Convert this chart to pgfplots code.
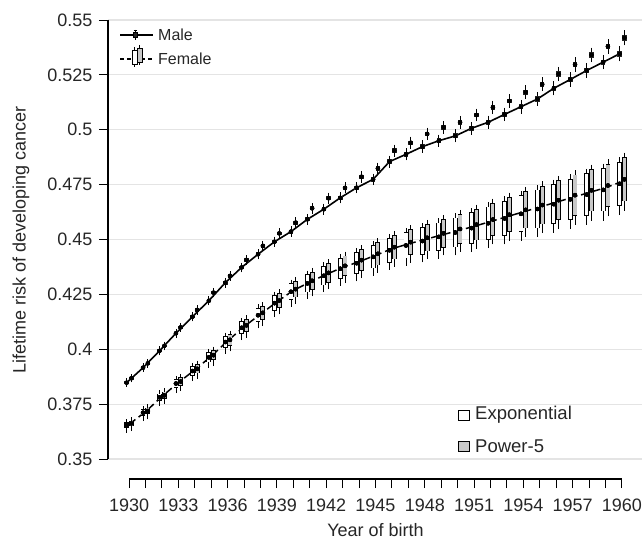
\documentclass[border=0pt]{standalone}
\usepackage{fontspec}
\setmainfont{Liberation Sans}
\usepackage{pgfplots}
\usepackage{pgfplotstable}
\pgfplotsset{compat=1.18}

% columns: year, lower whisker, lower quartile, median, upper quartile, upper whisker
% Female, exponential (white boxes); mid = level of the dashed female line
\pgfplotstableread{
x lw lq med uq uw mid
1930 .3626 .3641 .3654 .3667 .3675 .3658
1931 .3680 .3696 .3711 .3726 .3734 .3715
1932 .3748 .3764 .3781 .3798 .3806 .3785
1933 .3808 .3825 .3844 .3863 .3872 .3848
1934 .3862 .3880 .3901 .3922 .3931 .3906
1935 .3921 .3940 .3963 .3986 .3995 .3968
1936 .3988 .4007 .4033 .4059 .4068 .4038
1937 .4049 .4069 .4098 .4127 .4136 .4103
1938 .4102 .4123 .4155 .4187 .4197 .4160
1939 .4154 .4175 .4210 .4245 .4255 .4216
1940 .4202 .4224 .4262 .4300 .4310 .4268
1941 .4236 .4259 .4300 .4341 .4351 .4306
1942 .4268 .4291 .4335 .4379 .4389 .4341
1943 .4296 .4320 .4367 .4414 .4425 .4373
1944 .4317 .4342 .4392 .4442 .4453 .4399
1945 .4342 .4368 .4421 .4474 .4485 .4428
1946 .4369 .4395 .4451 .4507 .4518 .4458
1947 .4387 .4414 .4473 .4532 .4543 .4480
1948 .4403 .4431 .4493 .4555 .4567 .4500
1949 .4419 .4447 .4512 .4577 .4589 .4520
1950 .4435 .4464 .4532 .4600 .4612 .4540
1951 .4450 .4480 .4552 .4624 .4636 .4560
1952 .4468 .4498 .4574 .4650 .4662 .4582
1953 .4485 .4516 .4596 .4676 .4689 .4604
1954 .4501 .4533 .4617 .4701 .4714 .4626
1955 .4518 .4551 .4639 .4727 .4740 .4648
1956 .4537 .4570 .4661 .4752 .4765 .4670
1957 .4555 .4589 .4683 .4777 .4790 .4692
1958 .4574 .4609 .4705 .4801 .4815 .4714
1959 .4593 .4628 .4726 .4824 .4838 .4736
1960 .4618 .4654 .4754 .4854 .4868 .4764
}\femexp

% Female, power-5 (grey boxes)
\pgfplotstableread{
x lw lq med uq uw
1930 .3634 .3649 .3662 .3675 .3683
1931 .3688 .3704 .3719 .3734 .3742
1932 .3757 .3773 .3790 .3807 .3815
1933 .3817 .3834 .3853 .3872 .3881
1934 .3872 .3890 .3911 .3932 .3941
1935 .3931 .3950 .3973 .3996 .4005
1936 .3998 .4017 .4043 .4069 .4078
1937 .4060 .4080 .4109 .4138 .4147
1938 .4113 .4134 .4166 .4198 .4208
1939 .4166 .4187 .4222 .4257 .4267
1940 .4214 .4236 .4274 .4312 .4322
1941 .4248 .4271 .4312 .4353 .4363
1942 .4281 .4304 .4348 .4392 .4402
1943 .4309 .4333 .4380 .4427 .4438
1944 .4331 .4356 .4406 .4456 .4467
1945 .4356 .4382 .4435 .4488 .4499
1946 .4383 .4409 .4465 .4521 .4532
1947 .4402 .4429 .4488 .4547 .4558
1948 .4418 .4446 .4508 .4570 .4582
1949 .4435 .4463 .4528 .4593 .4605
1950 .4451 .4480 .4548 .4616 .4628
1951 .4466 .4496 .4568 .4640 .4652
1952 .4485 .4515 .4591 .4667 .4679
1953 .4502 .4533 .4613 .4693 .4706
1954 .4519 .4551 .4635 .4719 .4732
1955 .4536 .4569 .4657 .4745 .4758
1956 .4555 .4588 .4679 .4770 .4783
1957 .4574 .4608 .4702 .4796 .4809
1958 .4593 .4628 .4724 .4820 .4834
1959 .4613 .4648 .4746 .4844 .4858
1960 .4638 .4674 .4774 .4874 .4888
}\fempow

% Male, exponential
\pgfplotstableread{
x lw lq med uq uw
1930 .3836 .3842 .3848 .3854 .3860
1931 .3904 .3910 .3916 .3922 .3928
1932 .3980 .3987 .3993 .3999 .4006
1933 .4060 .4066 .4073 .4080 .4086
1934 .4134 .4141 .4148 .4155 .4162
1935 .4207 .4214 .4221 .4228 .4235
1936 .4288 .4295 .4303 .4311 .4318
1937 .4358 .4365 .4373 .4381 .4388
1938 .4417 .4425 .4433 .4441 .4449
1939 .4474 .4482 .4490 .4498 .4506
1940 .4519 .4527 .4536 .4545 .4553
1941 .4575 .4583 .4592 .4601 .4609
1942 .4620 .4629 .4638 .4647 .4656
1943 .4672 .4681 .4690 .4699 .4708
1944 .4717 .4726 .4736 .4746 .4755
1945 .4755 .4764 .4774 .4784 .4793
1946 .4835 .4845 .4855 .4865 .4875
1947 .4868 .4878 .4888 .4898 .4908
1948 .4902 .4913 .4923 .4933 .4944
1949 .4929 .4939 .4950 .4961 .4971
1950 .4950 .4961 .4972 .4983 .4994
1951 .4985 .4996 .5007 .5018 .5029
1952 .5011 .5023 .5034 .5045 .5057
1953 .5047 .5059 .5070 .5081 .5093
1954 .5081 .5093 .5105 .5117 .5129
1955 .5116 .5128 .5140 .5152 .5164
1956 .5164 .5177 .5189 .5201 .5214
1957 .5204 .5217 .5229 .5241 .5254
1958 .5244 .5258 .5270 .5282 .5296
1959 .5282 .5296 .5308 .5320 .5334
1960 .5319 .5333 .5346 .5359 .5373
}\malexp

% Male, power-5
\pgfplotstableread{
x lw lq med uq uw
1930 .3856 .3862 .3868 .3874 .3880
1931 .3924 .3930 .3936 .3942 .3948
1932 .4002 .4009 .4015 .4021 .4028
1933 .4087 .4093 .4100 .4107 .4113
1934 .4165 .4172 .4179 .4186 .4193
1935 .4244 .4251 .4258 .4265 .4272
1936 .4319 .4326 .4334 .4342 .4349
1937 .4392 .4399 .4407 .4415 .4422
1938 .4455 .4463 .4471 .4479 .4487
1939 .4512 .4520 .4528 .4536 .4544
1940 .4560 .4568 .4577 .4586 .4594
1941 .4625 .4633 .4642 .4651 .4659
1942 .4670 .4679 .4688 .4697 .4706
1943 .4717 .4726 .4735 .4744 .4753
1944 .4767 .4776 .4786 .4796 .4805
1945 .4805 .4814 .4824 .4834 .4843
1946 .4885 .4895 .4905 .4915 .4925
1947 .4921 .4931 .4941 .4951 .4961
1948 .4960 .4971 .4981 .4991 .5002
1949 .4990 .5000 .5011 .5022 .5032
1950 .5012 .5023 .5034 .5045 .5056
1951 .5045 .5056 .5067 .5078 .5089
1952 .5079 .5091 .5102 .5113 .5125
1953 .5108 .5120 .5131 .5142 .5154
1954 .5147 .5159 .5171 .5183 .5195
1955 .5183 .5195 .5207 .5219 .5231
1956 .5229 .5242 .5254 .5266 .5279
1957 .5272 .5285 .5297 .5309 .5322
1958 .5315 .5329 .5341 .5353 .5367
1959 .5354 .5368 .5380 .5392 .5406
1960 .5392 .5406 .5419 .5432 .5446
}\malpow

\definecolor{boxgrey}{HTML}{C8C8C8}
\definecolor{gridgrey}{HTML}{E4E4E4}
\definecolor{maledark}{HTML}{262626}

\pgfplotsset{
  whisk/.style={only marks, mark=none,
    error bars/.cd, y dir=both, y explicit, error mark=-,
    error mark options={black, mark size=1.6pt, line width=0.8pt},
    error bar style={draw=black, line width=0.8pt}},
  boxbar/.style 2 args={only marks, mark=none,
    error bars/.cd, y dir=both, y explicit, error mark=none,
    error bar style={draw=#1, line width=#2, line cap=butt}},
  medmark/.style={only marks, mark=-, mark size=2.4pt,
    mark options={black, line width=1.6pt}},
}

\begin{document}
\begin{tikzpicture}
\begin{axis}[
  at={(0pt,0pt)}, anchor=south west,
  scale only axis, width=534pt, height=459pt,
  xmin=-1.28, xmax=31.22, ymin=0.3409, ymax=0.55,
  axis x line*=bottom, axis y line*=left,
  axis line style={draw=none},
  tick align=outside, major tick length=9pt,
  tick style={black, line width=1pt},
  xtick={0,...,30},
  xticklabels={1930,,,1933,,,1936,,,1939,,,1942,,,1945,,,1948,,,1951,,,1954,,,1957,,,1960},
  ytick={0.35,0.375,0.4,0.425,0.45,0.475,0.5,0.525,0.55},
  yticklabels={0.35,0.375,0.4,0.425,0.45,0.475,0.5,0.525,0.55},
  ticklabel style={font=\fontsize{18}{21}\selectfont, text=black!85},
  xticklabel style={yshift=-7pt},
  yticklabel style={xshift=-3pt},
  ymajorgrids, major grid style={gridgrey, line width=1.1pt},
  xlabel={Year of birth},
  ylabel={Lifetime risk of developing cancer},
  label style={font=\fontsize{18}{21}\selectfont, text=black!85},
  xlabel style={at={(axis description cs:0.501,-0.111)}, anchor=center},
  ylabel style={at={(axis description cs:-0.163,0.52)}, anchor=center},
  clip=false,
]
% axis lines (R-style, detached)
\draw[line width=1.1pt] (axis cs:0,0.3409) -- (axis cs:30,0.3409);
\draw[line width=1.1pt] (axis cs:-1.28,0.35) -- (axis cs:-1.28,0.55);

% ---------- female ----------
\addplot[black, line width=1.5pt, dash pattern=on 8pt off 4pt] table[x expr=\thisrow{x}-1930, y=mid] {\femexp};
% exponential (white), left of the year
\addplot[whisk] table[x expr=\thisrow{x}-1930.145, y=med,
  y error plus expr=\thisrow{uw}-\thisrow{med}, y error minus expr=\thisrow{med}-\thisrow{lw}] {\femexp};
\addplot[boxbar={black}{4.8pt}] table[x expr=\thisrow{x}-1930.145, y=med,
  y error plus expr=\thisrow{uq}-\thisrow{med}, y error minus expr=\thisrow{med}-\thisrow{lq}] {\femexp};
\addplot[boxbar={white}{3.2pt}] table[x expr=\thisrow{x}-1930.145, y=med,
  y error plus expr=\thisrow{uq}-\thisrow{med}-0.00036, y error minus expr=\thisrow{med}-\thisrow{lq}-0.00036] {\femexp};
\addplot[medmark] table[x expr=\thisrow{x}-1930.145, y=med] {\femexp};
% power-5 (grey), right of the year
\addplot[whisk] table[x expr=\thisrow{x}-1929.855, y=med,
  y error plus expr=\thisrow{uw}-\thisrow{med}, y error minus expr=\thisrow{med}-\thisrow{lw}] {\fempow};
\addplot[boxbar={black}{4.8pt}] table[x expr=\thisrow{x}-1929.855, y=med,
  y error plus expr=\thisrow{uq}-\thisrow{med}, y error minus expr=\thisrow{med}-\thisrow{lq}] {\fempow};
\addplot[boxbar={boxgrey}{3.2pt}] table[x expr=\thisrow{x}-1929.855, y=med,
  y error plus expr=\thisrow{uq}-\thisrow{med}-0.00036, y error minus expr=\thisrow{med}-\thisrow{lq}-0.00036] {\fempow};
\addplot[medmark] table[x expr=\thisrow{x}-1929.855, y=med] {\fempow};

% ---------- male ----------
\addplot[black, line width=1.6pt] table[x expr=\thisrow{x}-1930.145, y=med] {\malexp};
\addplot[whisk] table[x expr=\thisrow{x}-1930.145, y=med,
  y error plus expr=\thisrow{uw}-\thisrow{med}, y error minus expr=\thisrow{med}-\thisrow{lw}] {\malexp};
\addplot[boxbar={maledark}{4.6pt}] table[x expr=\thisrow{x}-1930.145, y=med,
  y error plus expr=\thisrow{uq}-\thisrow{med}, y error minus expr=\thisrow{med}-\thisrow{lq}] {\malexp};
\addplot[whisk] table[x expr=\thisrow{x}-1929.855, y=med,
  y error plus expr=\thisrow{uw}-\thisrow{med}, y error minus expr=\thisrow{med}-\thisrow{lw}] {\malpow};
\addplot[boxbar={maledark}{4.6pt}] table[x expr=\thisrow{x}-1929.855, y=med,
  y error plus expr=\thisrow{uq}-\thisrow{med}, y error minus expr=\thisrow{med}-\thisrow{lq}] {\malpow};
\end{axis}

% legend: Male / Female (top left)
\begin{scope}[font=\fontsize{16}{19}\selectfont]
\draw[black, line width=1.5pt] (12pt,444pt) -- (45pt,444pt);
\draw[black, line width=0.8pt] (27pt,449pt) -- (27pt,439pt);
\draw[black, line width=0.8pt] (25.5pt,449pt) -- (28.5pt,449pt);
\draw[black, line width=0.8pt, fill=maledark] (25pt,441.5pt) rectangle (29pt,446.5pt);
\node[anchor=west, inner sep=0pt, text=black!85] at (50pt,444pt) {Male};

\draw[black, line width=1.2pt, dash pattern=on 4pt off 3pt] (12pt,420pt) -- (45pt,420pt);
\draw[black, line width=0.8pt] (26.5pt,432pt) -- (26.5pt,412pt);
\draw[black, line width=0.8pt] (31.5pt,434pt) -- (31.5pt,414pt);
\draw[black, line width=0.8pt, fill=white] (24pt,415pt) rectangle (29pt,429pt);
\draw[black, line width=0.8pt, fill=boxgrey] (29pt,417pt) rectangle (34pt,431pt);
\node[anchor=west, inner sep=0pt, text=black!85] at (50pt,420pt) {Female};
\end{scope}

% legend: Exponential / Power-5 (bottom right)
\begin{scope}[font=\fontsize{18.5}{21}\selectfont]
\draw[black, line width=0.9pt, fill=white] (350pt,59pt) rectangle (361pt,69pt);
\node[anchor=west, inner sep=0pt, text=black!85] at (367pt,64pt) {Exponential};
\draw[black, line width=0.9pt, fill=boxgrey] (350pt,28pt) rectangle (361pt,38pt);
\node[anchor=west, inner sep=0pt, text=black!85] at (367pt,33pt) {Power-5};
\end{scope}

\pgfresetboundingbox
\path[use as bounding box] (-108pt,-63pt) rectangle (534pt,479pt);
\end{tikzpicture}
\end{document}
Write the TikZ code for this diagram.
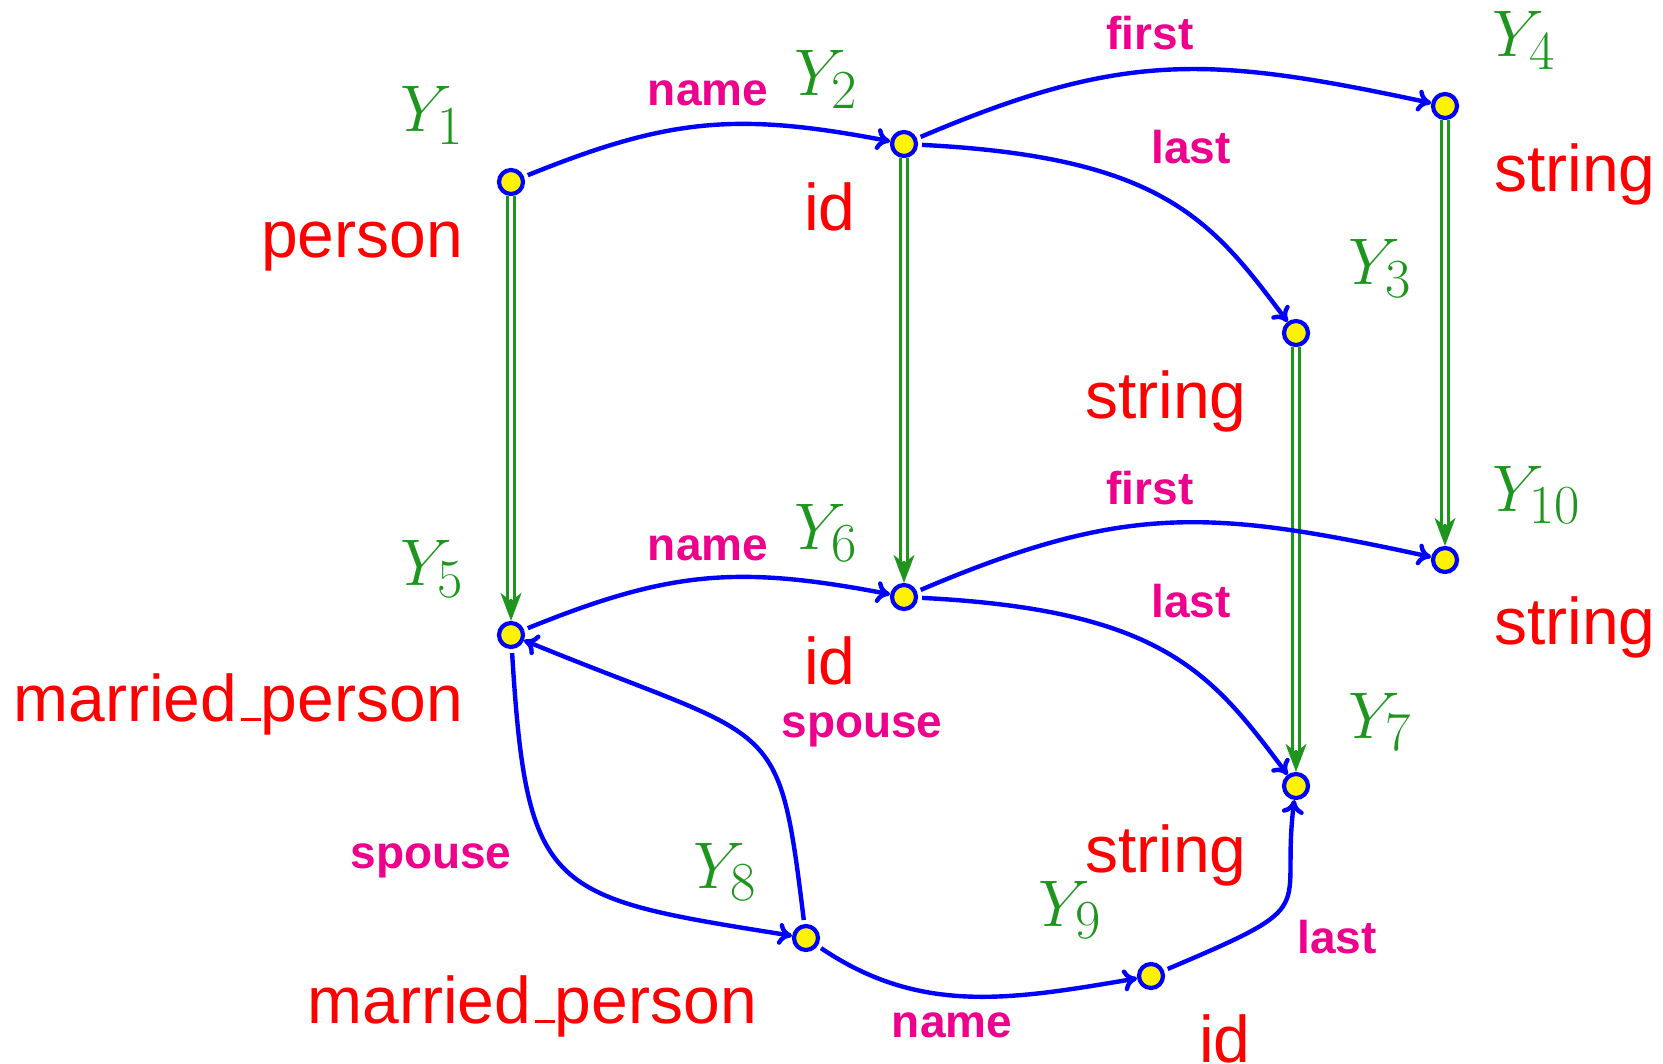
\documentclass[tikz,border=0pt]{standalone}
\usepackage[no-math]{fontspec}
\usepackage{graphicx}
\newfontfamily\labfont{Liberation Sans}
\usetikzlibrary{arrows.meta}
\definecolor{ygreen}{RGB}{30,150,30}
\definecolor{emag}{RGB}{236,0,140}
\definecolor{vyellow}{RGB}{255,242,0}
\newcommand{\usc}{\kern.06em\vbox{\hrule width.3em height 3pt}}
\newcommand{\yv}[1]{\scalebox{2.653}{\Huge$Y_{#1}$}}
\tikzset{
  vert/.style={circle,fill=vyellow,draw=blue,line width=4.2pt,minimum size=24pt,inner sep=0pt},
  rel/.style={draw=blue,line width=4.4pt,shorten <=4pt,-{To[length=14pt,width=22pt]}},
  gthin/.style={draw=ygreen,line width=2pt,-{Stealth[length=28pt,width=21pt,inset=8pt]}},
  gdouble/.style={draw=ygreen,line width=2.6pt,double=white,double distance=4pt,shorten >=22pt},
  rl/.style={text=red,inner sep=0pt,font=\labfont\fontsize{66}{72}\selectfont},
  el/.style={text=emag,inner sep=0pt,anchor=base,font=\labfont\bfseries\fontsize{46}{50}\selectfont},
  yl/.style={text=ygreen,inner sep=0pt,anchor=base west}
}
\begin{document}
\begin{tikzpicture}[x=1pt,y=-1pt]
\useasboundingbox (0,0) rectangle (1663,1064);
% vertices
\node[vert] (y1) at (511,182) {};
\node[vert] (y2) at (904,144) {};
\node[vert] (y3) at (1296,333) {};
\node[vert] (y4) at (1445,106) {};
\node[vert] (y5) at (511,635) {};
\node[vert] (y6) at (904,597) {};
\node[vert] (y7) at (1296,786) {};
\node[vert] (y8) at (806,938) {};
\node[vert] (y9) at (1151,976) {};
\node[vert] (y10) at (1445,560) {};
% green subsumption arrows
\foreach \a/\b in {y1/y5,y2/y6,y3/y7,y4/y10}{
  \draw[gthin] (\a) -- (\b);
  \draw[gdouble] (\a) -- (\b);
}
% blue relation edges
\draw[rel] (y1) .. controls (669,118) and (737,112) .. (y2);
\draw[rel] (y2) .. controls (1125,50) and (1210,56) .. (y4);
\draw[rel] (y2) .. controls (1164,157) and (1212,221) .. (y3);
\draw[rel] (y5) .. controls (669,571) and (737,565) .. (y6);
\draw[rel] (y6) .. controls (1125,503) and (1210,509) .. (y10);
\draw[rel] (y6) .. controls (1164,610) and (1212,674) .. (y7);
\draw[rel] (y5) .. controls (527,895) and (549,897) .. (y8);
\draw[rel] (y8) .. controls (778,710) and (779,745) .. (y5);
\draw[rel] (y8) .. controls (920,1015) and (1010,1000) .. (y9);
\draw[rel] (y9) .. controls (1326,902) and (1280,915) .. (y7);
% edge labels
\node[el] (e12) at (708,106) {name};
\node[el] (e24) at (1150,50) {first};
\node[el] (e23) at (1191,164) {last};
\node[el] (e56) at (708,560) {name};
\node[el] (e610) at (1150,504) {first};
\node[el] (e67) at (1191,617) {last};
\node[el] (e85) at (862,737) {spouse};
\node[el] (e58) at (431,868) {spouse};
\node[el] (e89) at (952,1037) {name};
\node[el] (e97) at (1337,953) {last};
% type labels
\node[rl,anchor=base east] (t1) at (463,258) {person};
\node[rl,anchor=base west] (t2) at (804,231) {id};
\node[rl,anchor=base west] (t4) at (1494,192) {string};
\node[rl,anchor=base west] (t3) at (1085,419) {string};
\node[rl,anchor=base west] (t10) at (1494,644) {string};
\node[rl,anchor=base west] (t6) at (804,684) {id};
\node[rl,anchor=base east] (t5) at (463,721) {married\usc person};
\node[rl,anchor=base west] (t7) at (1085,872) {string};
\node[rl,anchor=base east] (t8) at (757,1023) {married\usc person};
\node[rl,anchor=base west] (t9) at (1199,1062) {id};
% variable labels
\node[yl] (n1) at (400,132) {\yv{1}};
\node[yl] (n2) at (794,96) {\yv{2}};
\node[yl] (n3) at (1348,285) {\yv{3}};
\node[yl] (n4) at (1492,57) {\yv{4}};
\node[yl] (n5) at (400,585) {\yv{5}};
\node[yl] (n6) at (794,549) {\yv{6}};
\node[yl] (n7) at (1348,738) {\yv{7}};
\node[yl] (n8) at (693,888) {\yv{8}};
\node[yl] (n9) at (1038,926) {\yv{9}};
\node[yl] (n10) at (1492,511) {\yv{10}};
\end{tikzpicture}
\end{document}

################

Task details | Pick out all the lines with the word "code" in them and copy them.

Answer |
Convert this chart to pgfplots code.
Write the TikZ code for this diagram.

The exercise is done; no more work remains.